*What you have to do:*
Give the material once more, word for word, without any images.
— start —
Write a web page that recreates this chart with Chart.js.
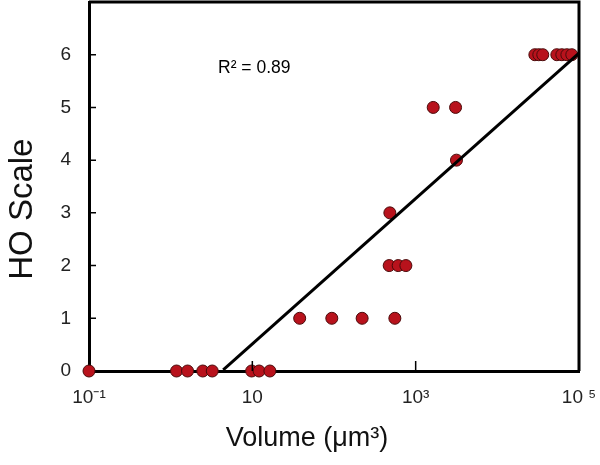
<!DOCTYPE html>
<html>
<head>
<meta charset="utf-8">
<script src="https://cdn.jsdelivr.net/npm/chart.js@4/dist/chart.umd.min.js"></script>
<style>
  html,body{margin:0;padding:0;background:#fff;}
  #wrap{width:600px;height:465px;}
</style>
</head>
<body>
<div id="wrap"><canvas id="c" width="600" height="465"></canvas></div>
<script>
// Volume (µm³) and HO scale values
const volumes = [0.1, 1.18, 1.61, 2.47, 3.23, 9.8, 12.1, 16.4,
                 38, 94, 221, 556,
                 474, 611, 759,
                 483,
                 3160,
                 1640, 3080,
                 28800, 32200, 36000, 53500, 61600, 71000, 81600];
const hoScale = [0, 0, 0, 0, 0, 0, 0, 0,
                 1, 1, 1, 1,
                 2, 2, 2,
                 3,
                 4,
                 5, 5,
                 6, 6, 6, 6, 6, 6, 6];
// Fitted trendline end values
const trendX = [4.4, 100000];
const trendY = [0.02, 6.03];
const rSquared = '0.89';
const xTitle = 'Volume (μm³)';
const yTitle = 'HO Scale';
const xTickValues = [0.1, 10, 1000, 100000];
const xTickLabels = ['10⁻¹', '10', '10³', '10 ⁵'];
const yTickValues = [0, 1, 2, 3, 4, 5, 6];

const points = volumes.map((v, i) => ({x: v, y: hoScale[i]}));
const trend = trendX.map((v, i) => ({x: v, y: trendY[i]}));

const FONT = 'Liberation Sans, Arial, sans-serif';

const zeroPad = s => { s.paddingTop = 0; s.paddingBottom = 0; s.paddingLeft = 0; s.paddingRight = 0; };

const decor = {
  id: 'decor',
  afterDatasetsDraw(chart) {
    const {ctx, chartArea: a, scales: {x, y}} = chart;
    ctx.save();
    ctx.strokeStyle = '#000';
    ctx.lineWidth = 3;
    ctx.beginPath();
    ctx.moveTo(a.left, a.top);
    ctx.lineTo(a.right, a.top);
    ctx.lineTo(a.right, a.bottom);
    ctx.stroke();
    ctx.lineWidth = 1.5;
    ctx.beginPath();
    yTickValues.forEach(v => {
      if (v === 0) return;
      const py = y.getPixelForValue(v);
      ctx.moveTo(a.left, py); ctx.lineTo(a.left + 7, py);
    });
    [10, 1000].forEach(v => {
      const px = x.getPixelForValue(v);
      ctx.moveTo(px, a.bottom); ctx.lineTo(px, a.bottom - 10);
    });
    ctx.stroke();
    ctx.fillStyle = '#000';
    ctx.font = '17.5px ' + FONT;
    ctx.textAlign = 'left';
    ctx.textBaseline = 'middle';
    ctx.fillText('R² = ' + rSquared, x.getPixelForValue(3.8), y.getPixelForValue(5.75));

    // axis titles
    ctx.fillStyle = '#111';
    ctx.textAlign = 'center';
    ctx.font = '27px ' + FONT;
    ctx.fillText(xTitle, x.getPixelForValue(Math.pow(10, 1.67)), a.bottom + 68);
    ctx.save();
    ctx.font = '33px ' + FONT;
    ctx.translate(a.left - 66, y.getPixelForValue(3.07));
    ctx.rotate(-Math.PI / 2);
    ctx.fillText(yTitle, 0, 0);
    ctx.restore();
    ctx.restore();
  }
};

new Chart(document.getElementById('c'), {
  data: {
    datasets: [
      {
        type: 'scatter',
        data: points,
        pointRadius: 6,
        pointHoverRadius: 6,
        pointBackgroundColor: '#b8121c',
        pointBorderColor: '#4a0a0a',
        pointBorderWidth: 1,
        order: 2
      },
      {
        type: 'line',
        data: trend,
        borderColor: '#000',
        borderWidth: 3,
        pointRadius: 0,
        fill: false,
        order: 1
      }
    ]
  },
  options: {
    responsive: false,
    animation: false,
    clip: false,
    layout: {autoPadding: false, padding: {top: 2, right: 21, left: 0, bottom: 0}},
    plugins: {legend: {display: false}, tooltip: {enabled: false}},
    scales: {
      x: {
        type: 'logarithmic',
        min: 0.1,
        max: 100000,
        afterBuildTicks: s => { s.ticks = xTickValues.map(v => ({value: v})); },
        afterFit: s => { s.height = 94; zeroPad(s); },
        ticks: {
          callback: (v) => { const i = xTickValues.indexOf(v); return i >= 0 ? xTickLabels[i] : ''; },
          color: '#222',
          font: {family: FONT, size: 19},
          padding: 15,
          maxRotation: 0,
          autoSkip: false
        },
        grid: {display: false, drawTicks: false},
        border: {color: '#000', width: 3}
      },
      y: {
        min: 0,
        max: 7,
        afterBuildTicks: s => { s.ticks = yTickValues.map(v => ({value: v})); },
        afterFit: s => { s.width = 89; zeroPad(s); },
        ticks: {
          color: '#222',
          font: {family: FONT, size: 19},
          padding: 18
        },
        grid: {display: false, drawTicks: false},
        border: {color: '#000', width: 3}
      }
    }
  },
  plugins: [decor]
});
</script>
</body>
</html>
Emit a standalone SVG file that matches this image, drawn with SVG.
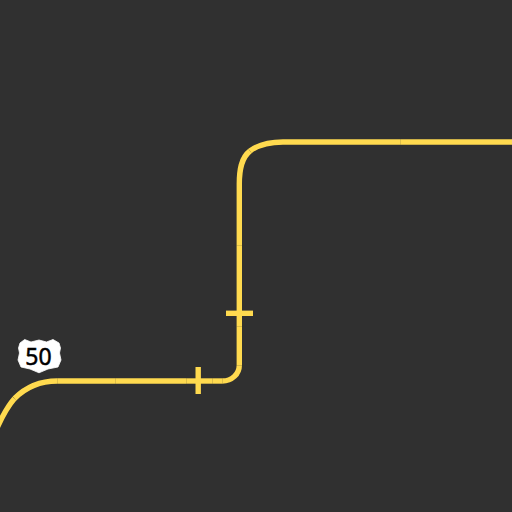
— end —
*Answer to this task:*
Write a web page that recreates this chart with Chart.js.
<!DOCTYPE html>
<html>
<head>
<meta charset="utf-8">
<script src="https://cdn.jsdelivr.net/npm/chart.js@4/dist/chart.umd.min.js"></script>
<style>
  html,body{margin:0;padding:0;background:#fff;}
  #wrap{width:600px;height:465px;}
</style>
</head>
<body>
<div id="wrap"><canvas id="c" width="600" height="465"></canvas></div>
<script>
// Volume (µm³) and HO scale values
const volumes = [0.1, 1.18, 1.61, 2.47, 3.23, 9.8, 12.1, 16.4,
                 38, 94, 221, 556,
                 474, 611, 759,
                 483,
                 3160,
                 1640, 3080,
                 28800, 32200, 36000, 53500, 61600, 71000, 81600];
const hoScale = [0, 0, 0, 0, 0, 0, 0, 0,
                 1, 1, 1, 1,
                 2, 2, 2,
                 3,
                 4,
                 5, 5,
                 6, 6, 6, 6, 6, 6, 6];
// Fitted trendline end values
const trendX = [4.4, 100000];
const trendY = [0.02, 6.03];
const rSquared = '0.89';
const xTitle = 'Volume (μm³)';
const yTitle = 'HO Scale';
const xTickValues = [0.1, 10, 1000, 100000];
const xTickLabels = ['10⁻¹', '10', '10³', '10 ⁵'];
const yTickValues = [0, 1, 2, 3, 4, 5, 6];

const points = volumes.map((v, i) => ({x: v, y: hoScale[i]}));
const trend = trendX.map((v, i) => ({x: v, y: trendY[i]}));

const FONT = 'Liberation Sans, Arial, sans-serif';

const zeroPad = s => { s.paddingTop = 0; s.paddingBottom = 0; s.paddingLeft = 0; s.paddingRight = 0; };

const decor = {
  id: 'decor',
  afterDatasetsDraw(chart) {
    const {ctx, chartArea: a, scales: {x, y}} = chart;
    ctx.save();
    ctx.strokeStyle = '#000';
    ctx.lineWidth = 3;
    ctx.beginPath();
    ctx.moveTo(a.left, a.top);
    ctx.lineTo(a.right, a.top);
    ctx.lineTo(a.right, a.bottom);
    ctx.stroke();
    ctx.lineWidth = 1.5;
    ctx.beginPath();
    yTickValues.forEach(v => {
      if (v === 0) return;
      const py = y.getPixelForValue(v);
      ctx.moveTo(a.left, py); ctx.lineTo(a.left + 7, py);
    });
    [10, 1000].forEach(v => {
      const px = x.getPixelForValue(v);
      ctx.moveTo(px, a.bottom); ctx.lineTo(px, a.bottom - 10);
    });
    ctx.stroke();
    ctx.fillStyle = '#000';
    ctx.font = '17.5px ' + FONT;
    ctx.textAlign = 'left';
    ctx.textBaseline = 'middle';
    ctx.fillText('R² = ' + rSquared, x.getPixelForValue(3.8), y.getPixelForValue(5.75));

    // axis titles
    ctx.fillStyle = '#111';
    ctx.textAlign = 'center';
    ctx.font = '27px ' + FONT;
    ctx.fillText(xTitle, x.getPixelForValue(Math.pow(10, 1.67)), a.bottom + 68);
    ctx.save();
    ctx.font = '33px ' + FONT;
    ctx.translate(a.left - 66, y.getPixelForValue(3.07));
    ctx.rotate(-Math.PI / 2);
    ctx.fillText(yTitle, 0, 0);
    ctx.restore();
    ctx.restore();
  }
};

new Chart(document.getElementById('c'), {
  data: {
    datasets: [
      {
        type: 'scatter',
        data: points,
        pointRadius: 6,
        pointHoverRadius: 6,
        pointBackgroundColor: '#b8121c',
        pointBorderColor: '#4a0a0a',
        pointBorderWidth: 1,
        order: 2
      },
      {
        type: 'line',
        data: trend,
        borderColor: '#000',
        borderWidth: 3,
        pointRadius: 0,
        fill: false,
        order: 1
      }
    ]
  },
  options: {
    responsive: false,
    animation: false,
    clip: false,
    layout: {autoPadding: false, padding: {top: 2, right: 21, left: 0, bottom: 0}},
    plugins: {legend: {display: false}, tooltip: {enabled: false}},
    scales: {
      x: {
        type: 'logarithmic',
        min: 0.1,
        max: 100000,
        afterBuildTicks: s => { s.ticks = xTickValues.map(v => ({value: v})); },
        afterFit: s => { s.height = 94; zeroPad(s); },
        ticks: {
          callback: (v) => { const i = xTickValues.indexOf(v); return i >= 0 ? xTickLabels[i] : ''; },
          color: '#222',
          font: {family: FONT, size: 19},
          padding: 15,
          maxRotation: 0,
          autoSkip: false
        },
        grid: {display: false, drawTicks: false},
        border: {color: '#000', width: 3}
      },
      y: {
        min: 0,
        max: 7,
        afterBuildTicks: s => { s.ticks = yTickValues.map(v => ({value: v})); },
        afterFit: s => { s.width = 89; zeroPad(s); },
        ticks: {
          color: '#222',
          font: {family: FONT, size: 19},
          padding: 18
        },
        grid: {display: false, drawTicks: false},
        border: {color: '#000', width: 3}
      }
    }
  },
  plugins: [decor]
});
</script>
</body>
</html>
Emit a standalone SVG file that matches this image, drawn with SVG.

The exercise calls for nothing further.